A review I did of a Feigen show curated by Tim Griffin in 2000. Shortly after this was published Griffin moved to Artforum, and quickly became the editor. Sadly, two of the artists are now deceased, Susan Goldman and Jeremy Blake. In a nutshell, Griffin's show attempted to spice up some standard gallery fare with digital concepts and jargon but some of the work actually crossed the new media vs artists-with-computers divide in interesting ways.

"Compression," Feigen Contemporary, New York, NY, December 2, 2000 - January 12, 2001
(originally published in Art Papers, May/June 2001, p. 44)

This exhibition, curated by Tim Griffin, a founding editor of artbyte magazine (and currently art editor for Time Out New York), attempts to link the art and cyber-discourses by asking: "What kinds of depicted space do we encounter when digital materials enter the picture?" Even with the collapse of the dot-com economy, this is a timely inquiry, since our living environments, work habits, and media views of reality continue to be shaped by software engineers, and artists are well-equipped by training and temperament to look over their shoulders and ask--from a conceptual and design standpoint--exactly what the hell they're doing. Although Griffin included a range of high-, low-, and no-tech work that purportedly addressed the question, unfortunately too many of the pieces required theoretical uploads from his exhibition essay to be relevant.

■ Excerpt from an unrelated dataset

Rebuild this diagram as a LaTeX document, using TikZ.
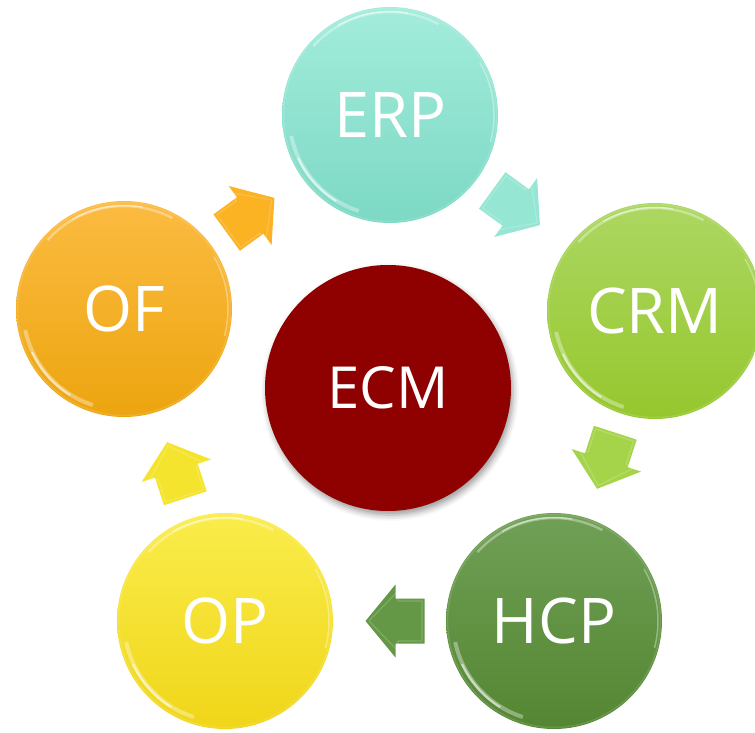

Only two of the artists make direct, hands-on use of the computer. Conjuring post-human exercise videos, Asymptote Architecture's looping, slowly morphing pod-shapes on small display screens combine machine curves, body contours, and textures scanned from athletic apparel. In Jeremy Blake's DVD light-show-in-a-box, pulsating color field patterns alternate with views of a synthetic Mediterranean villa, as if to say that inside the computer, it's all just planes and colors. Both artists favor the sleek airbrushed look typical of commercial digital work and display their pieces on pricy appliances such as wall-mounted plasma screens and Apple G-4 hard-drives; this is fine, but the danger of embracing the dominant economy's techno-fetish is that (as Joseph Kosuth once said of painting) one also embraces "the tradition that comes with it": consumption, fascination, waste.

Stephen Hendee bridges virtual space and gallery space without succumbing to cliches about the state of the art. His work might be called "proactively dated": using Foamcor, electrician's tape, and colored lights he creates walk-in environments recalling the faceted, wireframe landscapes in Steven Lisberger's retro-futurist (and still seductive) movie Tron (1982). Hendee's installation in "Compression" resembled a digital Fort Knox, with stacks of cartoon SIMMs (Single In-line Memory Modules) in place of gold bars--a fitting symbol for the (old) New Economy. Alternatively, the room full of boxes could be a kind of architectural history simulation, futuristically representing the not-so-futuristic storage warehouses that dominated West Chelsea before galleries and dot-commers came along.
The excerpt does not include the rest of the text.